THE PROBLEM: Copy out the material below in full, but not its images.

SUPPLIED MATERIAL:
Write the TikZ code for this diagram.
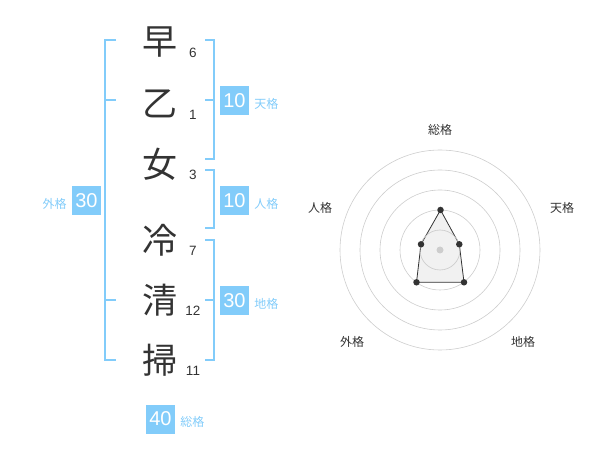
\documentclass[tikz,border=0pt]{standalone}
\usepackage{fontspec}
\setmainfont{Liberation Sans}
\newfontfamily\jpfont{Noto Sans CJK JP}
\usepackage{tikz}
\usetikzlibrary{positioning, calc}
\definecolor{KakuBlue}{RGB}{130,204,250}
\definecolor{InkGray}{RGB}{51,51,51}
\definecolor{RingGray}{RGB}{205,205,205}
\definecolor{AreaGray}{RGB}{238,238,238}
\tikzset{every node/.style={inner sep=0pt, text=InkGray}, every path/.style={line cap=butt, line join=miter}}
\tikzset{
    kanji/.style={font=\jpfont\fontsize{35}{35}\selectfont},
    strokes/.style={font=\fontsize{13.5}{13.5}\selectfont},
    kakubox/.style={fill=KakuBlue, text=white, minimum size=29pt, font=\fontsize{20}{20}\selectfont},
    kakuname/.style={text=KakuBlue, font=\jpfont\fontsize{12}{12}\selectfont},
    bracket/.style={draw=KakuBlue, line width=2pt},
    ring/.style={draw=RingGray, line width=0.6pt},
    radarlabel/.style={font=\jpfont\fontsize{12}{12}\selectfont},
    vertex/.style={circle, fill=InkGray, minimum size=6.5pt}
}

\begin{document}
\begin{tikzpicture}[x=1pt, y=-1pt]
    \useasboundingbox (0,0) rectangle (600,470);

    \foreach \ch/\y/\nm/\st in {早/42/ka/6, 乙/104/kb/1, 女/164/kc/3, 冷/240/kd/7, 清/300/ke/12, 掃/360/kf/11} {
        \node [kanji] (\nm) at (160,\y) {\ch};
        \node [strokes] (\nm-n) at (193,\y+11) {\st};
    }

    \draw [bracket] (116,40) -- (105,40) -- (105,360) -- (116,360);
    \draw [bracket] (105,100) -- (116,100) (105,300) -- (116,300);
    \draw [bracket] (205,40) -- (214,40) -- (214,159) -- (205,159) (214,100) -- (205,100);
    \draw [bracket] (205,170) -- (214,170) -- (214,228) -- (205,228);
    \draw [bracket] (205,240) -- (214,240) -- (214,360) -- (205,360) (214,300) -- (205,300);

    \node [kakubox] (ten) at (234.5,100.5) {10};
    \node [kakuname, right=5pt of ten, yshift=-3pt] (ten-l) {天格};
    \node [kakubox] (jin) at (234.5,200.5) {10};
    \node [kakuname, right=5pt of jin, yshift=-3pt] (jin-l) {人格};
    \node [kakubox] (chi) at (234.5,300.5) {30};
    \node [kakuname, right=5pt of chi, yshift=-3pt] (chi-l) {地格};
    \node [kakubox] (gai) at (86.5,200.5) {30};
    \node [kakuname, left=5pt of gai, yshift=-3pt] (gai-l) {外格};
    \node [kakubox] (sou) at (160.5,419) {40};
    \node [kakuname, right=5pt of sou, yshift=-3pt] (sou-l) {総格};

    \coordinate (radar) at (440,250);
    \foreach \r in {20,40,...,100}
        \draw [ring] (radar) circle (\r);
    \coordinate (p-sou) at (440.5,210);
    \coordinate (p-ten) at (459.3,244.3);
    \coordinate (p-chi) at (464,282.3);
    \coordinate (p-gai) at (416.5,282.3);
    \coordinate (p-jin) at (421,244.3);
    \draw [fill=AreaGray, fill opacity=0.8, draw=InkGray, line width=0.8pt] (p-sou) -- (p-ten) -- (p-chi) -- (p-gai) -- (p-jin) -- cycle;
    \draw [ring] (radar) circle (20);
    \node [circle, fill=RingGray, minimum size=7pt] (mid) at (radar) {};
    \foreach \p in {sou,ten,chi,gai,jin}
        \node [vertex] (v-\p) at (p-\p) {};

    \node [radarlabel] (r-sou) at (440,130) {総格};
    \node [radarlabel] (r-ten) at (562,208) {天格};
    \node [radarlabel] (r-jin) at (320,208) {人格};
    \node [radarlabel] (r-gai) at (352,342) {外格};
    \node [radarlabel] (r-chi) at (523,342) {地格};
\end{tikzpicture}
\end{document}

EXERCISE SOLUTION:
Write the TikZ code for this diagram.
\documentclass[tikz,border=0pt]{standalone}
\usepackage{fontspec}
\setmainfont{Liberation Sans}
\newfontfamily\jpfont{Noto Sans CJK JP}
\usepackage{tikz}
\usetikzlibrary{positioning, calc}
\definecolor{KakuBlue}{RGB}{130,204,250}
\definecolor{InkGray}{RGB}{51,51,51}
\definecolor{RingGray}{RGB}{205,205,205}
\definecolor{AreaGray}{RGB}{238,238,238}
\tikzset{every node/.style={inner sep=0pt, text=InkGray}, every path/.style={line cap=butt, line join=miter}}
\tikzset{
    kanji/.style={font=\jpfont\fontsize{35}{35}\selectfont},
    strokes/.style={font=\fontsize{13.5}{13.5}\selectfont},
    kakubox/.style={fill=KakuBlue, text=white, minimum size=29pt, font=\fontsize{20}{20}\selectfont},
    kakuname/.style={text=KakuBlue, font=\jpfont\fontsize{12}{12}\selectfont},
    bracket/.style={draw=KakuBlue, line width=2pt},
    ring/.style={draw=RingGray, line width=0.6pt},
    radarlabel/.style={font=\jpfont\fontsize{12}{12}\selectfont},
    vertex/.style={circle, fill=InkGray, minimum size=6.5pt}
}

\begin{document}
\begin{tikzpicture}[x=1pt, y=-1pt]
    \useasboundingbox (0,0) rectangle (600,470);

    \foreach \ch/\y/\nm/\st in {早/42/ka/6, 乙/104/kb/1, 女/164/kc/3, 冷/240/kd/7, 清/300/ke/12, 掃/360/kf/11} {
        \node [kanji] (\nm) at (160,\y) {\ch};
        \node [strokes] (\nm-n) at (193,\y+11) {\st};
    }

    \draw [bracket] (116,40) -- (105,40) -- (105,360) -- (116,360);
    \draw [bracket] (105,100) -- (116,100) (105,300) -- (116,300);
    \draw [bracket] (205,40) -- (214,40) -- (214,159) -- (205,159) (214,100) -- (205,100);
    \draw [bracket] (205,170) -- (214,170) -- (214,228) -- (205,228);
    \draw [bracket] (205,240) -- (214,240) -- (214,360) -- (205,360) (214,300) -- (205,300);

    \node [kakubox] (ten) at (234.5,100.5) {10};
    \node [kakuname, right=5pt of ten, yshift=-3pt] (ten-l) {天格};
    \node [kakubox] (jin) at (234.5,200.5) {10};
    \node [kakuname, right=5pt of jin, yshift=-3pt] (jin-l) {人格};
    \node [kakubox] (chi) at (234.5,300.5) {30};
    \node [kakuname, right=5pt of chi, yshift=-3pt] (chi-l) {地格};
    \node [kakubox] (gai) at (86.5,200.5) {30};
    \node [kakuname, left=5pt of gai, yshift=-3pt] (gai-l) {外格};
    \node [kakubox] (sou) at (160.5,419) {40};
    \node [kakuname, right=5pt of sou, yshift=-3pt] (sou-l) {総格};

    \coordinate (radar) at (440,250);
    \foreach \r in {20,40,...,100}
        \draw [ring] (radar) circle (\r);
    \coordinate (p-sou) at (440.5,210);
    \coordinate (p-ten) at (459.3,244.3);
    \coordinate (p-chi) at (464,282.3);
    \coordinate (p-gai) at (416.5,282.3);
    \coordinate (p-jin) at (421,244.3);
    \draw [fill=AreaGray, fill opacity=0.8, draw=InkGray, line width=0.8pt] (p-sou) -- (p-ten) -- (p-chi) -- (p-gai) -- (p-jin) -- cycle;
    \draw [ring] (radar) circle (20);
    \node [circle, fill=RingGray, minimum size=7pt] (mid) at (radar) {};
    \foreach \p in {sou,ten,chi,gai,jin}
        \node [vertex] (v-\p) at (p-\p) {};

    \node [radarlabel] (r-sou) at (440,130) {総格};
    \node [radarlabel] (r-ten) at (562,208) {天格};
    \node [radarlabel] (r-jin) at (320,208) {人格};
    \node [radarlabel] (r-gai) at (352,342) {外格};
    \node [radarlabel] (r-chi) at (523,342) {地格};
\end{tikzpicture}
\end{document}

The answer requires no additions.